Ici l’histoire est assez basique, mais elle fourmille de subtilités. De jeunes hiboux sont traqués par un groupe de méchantes volailles qui lavent le cerveau des ptits piou-pious pour en faire leur soldats, construisant une armée pour tuer tous ceux qui sont pas d’accord avec eux. Le jeune héros, bientôt suivi d’une troupe de sidekicks, va retrouver les gardiens de Ga’hoole : des héros-guerriers légendaires.
D’un côté les méchants s’apparentent vraiment à un IIIème Reich, de l’autre les gardiens ressemblent à l’armée américaine. Les jeunes hiboux, victimes, soldats enrôlés de force ou non, pourraient donc représenter au choix l’Europe sur le point de se faire dévorer par le nazisme et la collaboration ou celle qui résiste en sous-nombre face a un monstre démesuré. La métaphore amenant le jeune héros a devenir un guerrier n’hésitant pas a faire preuve de violence pour sauver des innocents, on pourrait en déduire que le film se limite à une pub pour enrôler les spectateurs chez les G.I., mais n’allons pas trop vite.
Car chez les gentils, le propos est parfois anti-interventionniste et le scénar démontre une conscience sincère des dommages de toute guerre et la vacuité des massacres et des pertes humaines.
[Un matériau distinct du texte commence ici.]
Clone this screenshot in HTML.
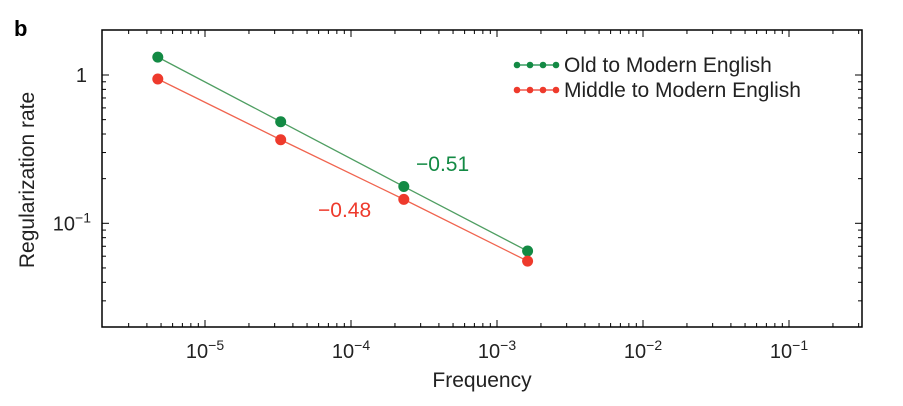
<!DOCTYPE html>
<html><head><meta charset="utf-8"><style>
body{margin:0;background:#fff;}
svg{display:block;font-family:"Liberation Sans",sans-serif;}
</style></head><body>
<svg id="chart" width="903" height="406"></svg>
<script>
const frequency=[4.75e-6,3.3e-5,2.3e-4,1.62e-3];
const oldToModern=[1.32,0.484,0.177,0.065];
const middleToModern=[0.94,0.366,0.145,0.0556];
const xTickExps=[-5,-4,-3,-2,-1];
const yTickExps=[0,-1];
const slopeLabels=["\u22120.51","\u22120.48"];

const L=102,R=862,T=30,B=327;
const x0=351,xPer=146;
const y0=75,yPer=148.3;
const X=v=>x0+(Math.log10(v)+4)*xPer;
const Y=v=>y0-Math.log10(v)*yPer;
const svg=document.getElementById('chart');
const NS='http://www.w3.org/2000/svg';
function mk(t,a,p){const e=document.createElementNS(NS,t);for(const k in a)e.setAttribute(k,a[k]);(p||svg).appendChild(e);return e;}

const label=mk('text',{x:14,y:36,'font-size':22,'font-weight':'bold',fill:'#000'});label.textContent='b';



const frame=mk('rect',{x:L,y:T,width:R-L,height:B-T,fill:'none',stroke:'#000','stroke-width':1.5});



const ticks=mk('g',{stroke:'#000','stroke-width':1});


for(let e=-6;e<=-1;e++){for(let m=1;m<10;m++){const v=m*Math.pow(10,e);const x=X(v);if(x<L+1||x>R-1)continue;const len=m===1?7:4;
mk('line',{x1:x,x2:x,y1:B,y2:B-len},ticks);mk('line',{x1:x,x2:x,y1:T,y2:T+len},ticks);}}
for(let e=-3;e<=1;e++){for(let m=1;m<10;m++){const v=m*Math.pow(10,e);const y=Y(v);if(y<T+1||y>B-1)continue;const len=m===1?7:4;
mk('line',{x1:L,x2:L+len,y1:y,y2:y},ticks);mk('line',{x1:R,x2:R-len,y1:y,y2:y},ticks);}}

xTickExps.forEach(e=>{const t=mk('text',{x:X(Math.pow(10,e)),y:358,'font-size':20,'text-anchor':'middle',fill:'#222'});
t.innerHTML='10<tspan dy="-8" font-size="14">\u2212'+(-e)+'</tspan>';

});
yTickExps.forEach(e=>{const t=mk('text',{x:e===0?87:91,y:Y(Math.pow(10,e))+7,'font-size':20,'text-anchor':'end',fill:'#222'});
t.innerHTML=e===0?'1':'10<tspan dy="-8" font-size="14">\u22121</tspan>';

});

const xt=mk('text',{x:482,y:387,'font-size':21,'text-anchor':'middle',fill:'#222'});xt.textContent='Frequency';


const yt=mk('text',{x:0,y:0,'font-size':21,'text-anchor':'middle',fill:'#222',transform:'translate(34,180) rotate(-90)'});yt.textContent='Regularization rate';



function series(vals,color,lineColor,name){const g=mk('g',{});


mk('polyline',{points:vals.map((v,i)=>X(frequency[i])+','+Y(v)).join(' '),fill:'none',stroke:lineColor,'stroke-width':1.3},g);
vals.forEach((v,i)=>{const c=mk('circle',{cx:X(frequency[i]),cy:Y(v),r:5.5,fill:color},g);

});}
series(oldToModern,'#138a44','#4f9e62','old-series');
series(middleToModern,'#ee3a2c','#f0644f','middle-series');

const s1=mk('text',{x:416,y:171,'font-size':21,fill:'#138a44'});s1.textContent=slopeLabels[0];


const s2=mk('text',{x:318,y:217,'font-size':21,fill:'#ee3a2c'});s2.textContent=slopeLabels[1];



[['Old to Modern English','#138a44',65],['Middle to Modern English','#ee3a2c',90]].forEach(([txt,c,y])=>{
const g=mk('g',{});


mk('line',{x1:517,x2:556,y1:y,y2:y,stroke:c,'stroke-width':1.3},g);
[517,530,543,556].forEach(x=>mk('circle',{cx:x,cy:y,r:3.3,fill:c},g));
const t=mk('text',{x:564,y:y+7,'font-size':21,fill:'#222'},g);t.textContent=txt;});
</script>
</body></html>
Seulement voilà, la guerre peut se justifier dans le cas unique et extrême où l’usage de la force est le seul moyen d’empêcher la souffrance et la mort de civils qui ont rien demandé. Et dans ce cas là : on bourrine sévère et on le fait bien.
Tout ce propos belliciste ou non, impérialiste ou non, républicain ou non, on s’en fout. On s’en fout car en fin de compte, Snyder ne fait qu’appuyer la métaphore nazie en filmant bien ses armes de séduction et comment il est facile de tomber dans le piège du fascisme pour une société ou un individu. Et quand bien même, tout cela se résume à un cadre, un prétexte donné pour filmer ce qu’il veut vraiment : des batailles d’icônes avec une liberté de mouvement de cadre et de découpage total. Là-dessus, Snyder s’éclate, se fout complètement de faire un film d’anim pour gosses ou non et du coup, contrairement à trop bon nombre de Pixar ces derniers temps, oublie de se foutre de notre gueule, ne cherchant pas un vain propos soi-disant écolo ou libertaire faux ou hypocrite et donne tout ce qu’il a dans un seul but, faire du cinéma. L’action prend une ampleur visuelle rare pour un film d’animation américain et on sent qu’on a privilégié le sens de la belle image et la performance technique au lieu d’un marketing ciblé.
Le spectacle est donc réjouissant, intelligent, et cerise sur le gâteau : armée d’une 3D réelle et généreuse, se servant constamment de la profondeur de champ et nous implique à nous faire rentrer dans l’image. Les scènes de vol donnent le vertige ou une vraie sensation de liberté selon le sens voulu de la scène et on peut apprécier d’autant plus à sa juste valeur la précision des détails des personnages, très fouillés et jamais cartoon ou basiques.
Bref, Snyder a encore réussi son coup. Balèze pour un réal qui avait jamais touché a l’animation avant.
Une animation de pointe capable de porter une ambition artistique pertinente et un véritable propos, avec l’œil d’un véritable metteur-en-scène, et en plus une 3D utile et justifiée ?
Pas de doute, on n’est pas chez Pixar.